在进行气象研究时，获取准确的历史天气数据是至关重要的。本文将分享如何从天气网站收集数据并将其转化为表格形式，以便于后续分析。然而，在直接抓取数据时，可能会遇到API接口保护的问题。本文将详细解释解决这些问题的步骤，并展示如何将数据转化为可用的表格形式。

在这里插入图片描述

实现逻辑

总体逻辑：

先从指定网站获取指定年份和月份的天气数据，并保存为文本文件。
然后从这些文本文件中解析出日期和温度数据，并将其保存到CSV文件中。

这段代码的总体逻辑可以分为两个主要部分：从网站获取历史天气数据并保存为文本文件，以及从这些文本文件中提取数据并保存到CSV文件中。下面是详细解释：

第一部分：获取历史天气数据并保存为文本文件

1. 导入必要的库

import requests
from bs4 import BeautifulSoup
from glob import glob
import csv

requests: 用于发送HTTP请求。
BeautifulSoup: 用于解析HTML内容。
glob: 用于查找符合特定模式的文件路径名。
csv: 用于读取和写入CSV文件。

2. 设置请求头和Cookies

headers = {
    'Accept': 'application/json, text/javascript, */*; q=0.01',
    'Accept-Encoding': 'gzip, deflate, br, zstd',
    'Accept-Language': 'zh-CN,zh;q=0.9,en;q=0.8,ja;q=0.7',
    'User-Agent': 'Mozilla/5.0 (Windows NT 10.0; Win64; x64) AppleWebKit/537.36 (KHTML, like Gecko) Chrome/126.0.0.0 Safari/537.36',
    'Sec-Ch-Ua': '"Not/A)Brand";v="8", "Chromium";v="126", "Google Chrome";v="126"',
    'Sec-Ch-Ua-Mobile': '?0',
    'Sec-Ch-Ua-Platform': '"Windows"',
    'Sec-Fetch-Site': 'same-origin',
    'Sec-Fetch-Dest': 'empty',
    'Sec-Fetch-Mode': 'cors',
    'Host': 'tianqi.2345.com',
    'Referer': 'https://tianqi.2345.com/wea_history/51133.htm',
}
cookies = {
    'lastCityId': '51133',
    'lastCountyId': '51133',
    'lastCountyPinyin': 'tacheng',
    'lastCountyTime': '1718931941',
    'lastProvinceId': '40',
    'Hm_lpvt_a3f2879f6b3620a363bec646b7a8bcdd': '1718931942',
    'Hm_lvt_a3f2879f6b3620a363bec646b7a8bcdd': '1718929158',
}

headers: 模拟浏览器发送请求所需的头信息。
cookies: 用于维持会话信息。

3. 定义年份和月份列表

years = [2024, 2023, 2022]
months = [4, 5, 6]

years和months：指定要获取数据的年份和月份。

4. 循环遍历年份和月份，发送请求并保存响应数据

for year in years:
    for month in months:
        url = f'https://tianqi.2345.com/Pc/GetHistory?areaInfo%5BareaId%5D=51133&areaInfo%5BareaType%5D=2&date%5Byear%5D={year}&date%5Bmonth%5D={month}'

        response = requests.get(url, headers=headers, cookies=cookies)

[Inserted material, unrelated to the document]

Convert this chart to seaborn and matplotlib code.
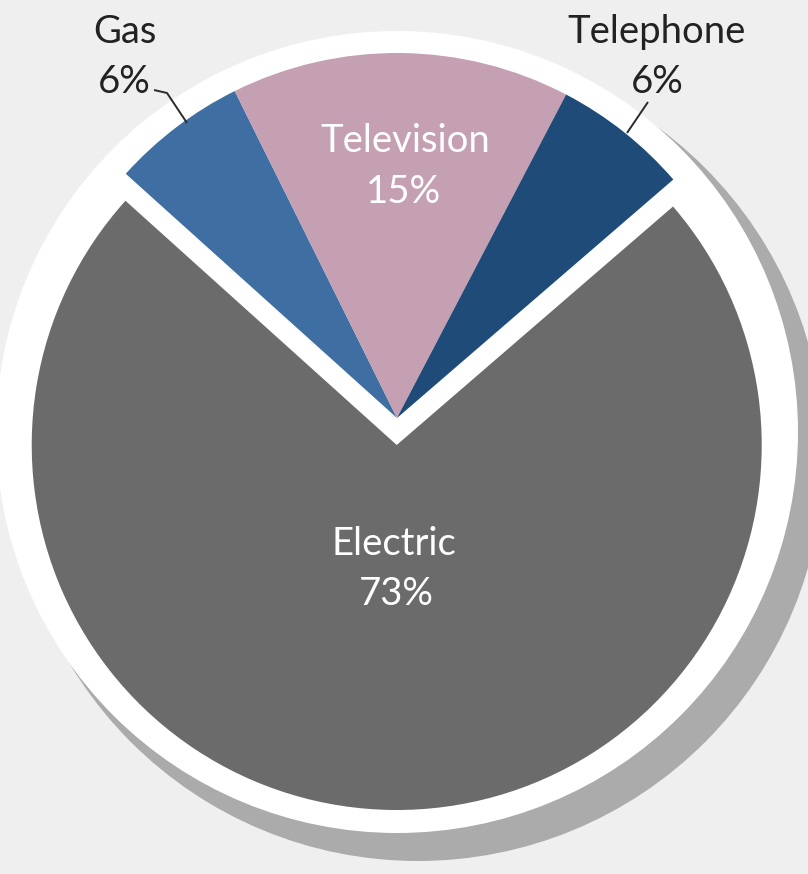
import matplotlib
matplotlib.use("Agg")
import matplotlib.pyplot as plt
import matplotlib.patches as mpatches
import seaborn as sns

# Household utility bill shares
categories = ["Gas", "Television", "Telephone", "Electric"]
shares = [6, 15, 6, 73]
slice_colors = ["#3f6ea3", "#c4a0b2", "#1e4b78", "#6b6b6b"]
gap = [0, 0, 0, 27]

sns.set_theme(style="white")
plt.rcParams["font.family"] = ["Lato", "DejaVu Sans"]

fig = plt.figure(figsize=(8.08, 8.74), dpi=100, facecolor="#efefef")
ax = fig.add_axes([0, 0, 1, 1])
ax.set_facecolor("#efefef")

# drop shadow and white backing disc
ax.add_patch(mpatches.Circle((418, 455), 406, facecolor="#ababab", edgecolor="none", zorder=1))
ax.add_patch(mpatches.Circle((397, 432), 401, facecolor="white", edgecolor="none", zorder=2))

wedges, _ = ax.pie(
    shares,
    colors=slice_colors,
    explode=gap,
    startangle=-138,
    counterclock=True,
    center=(397, 418),
    radius=365,
    frame=True,
    wedgeprops=dict(linewidth=0),
)
for w in wedges:
    w.set_zorder(3)

ax.set_xlim(0, 808)
ax.set_ylim(874, 0)
ax.set_aspect("equal")
ax.axis("off")

fs = 27.5
# inside labels
ax.text(405, 152, categories[1], color="white", fontsize=fs, ha="center", va="baseline", zorder=5)
ax.text(403, 203, f"{shares[1]}%", color="white", fontsize=fs, ha="center", va="baseline", zorder=5)
ax.text(394, 555, categories[3], color="white", fontsize=fs, ha="center", va="baseline", zorder=5)
ax.text(396, 605, f"{shares[3]}%", color="white", fontsize=fs, ha="center", va="baseline", zorder=5)

# outside labels
ax.text(125, 43, categories[0], color="#222222", fontsize=fs, ha="center", va="baseline", zorder=5)
ax.text(124, 93, f"{shares[0]}%", color="#222222", fontsize=fs, ha="center", va="baseline", zorder=5)
ax.text(657, 43, categories[2], color="#222222", fontsize=fs, ha="center", va="baseline", zorder=5)
ax.text(657, 93, f"{shares[2]}%", color="#222222", fontsize=fs, ha="center", va="baseline", zorder=5)

# leader lines
ax.plot([154, 167, 187], [90, 93, 123], color="#2a2a2a", lw=1.4, zorder=6, solid_capstyle="butt")
ax.plot([648, 627], [102, 133], color="#2a2a2a", lw=1.4, zorder=6, solid_capstyle="butt")

fig.savefig("out.png", dpi=100, facecolor=fig.get_facecolor())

        with open(f'{year}-{month}.txt', 'w', encoding='utf-8') as file:
            file.write(response.json()['data'])

构造URL：基于指定的年份和月份，构造获取历史天气数据的URL。
发送请求：使用requests.get方法发送请求，附带请求头和cookies。
保存数据：将返回的JSON格式数据写入以年份和月份命名的文本文件中。

第二部分：从文本文件中提取数据并保存到CSV文件

1. 遍历所有文本文件

for file_path in glob('D:\lab\paper\date\*.txt'):

使用glob模块查找匹配指定路径模式的所有文本文件。

2. 读取文件内容并解析HTML

with open(file_path) as fs:
    soup = BeautifulSoup(fs.read(), 'html.parser')

读取文件内容：打开并读取每个文本文件的内容。
解析HTML：使用BeautifulSoup解析文件内容。

3. 提取文件名并准备CSV文件

filename = file_path.split('\\')[-1].split('.')[0]
with open(f'{filename}.csv', 'w', newline='', encoding='utf-8') as file:
    csv_writer = csv.writer(file)
    csv_writer.writerow(['日期', '最高温', '最低温'])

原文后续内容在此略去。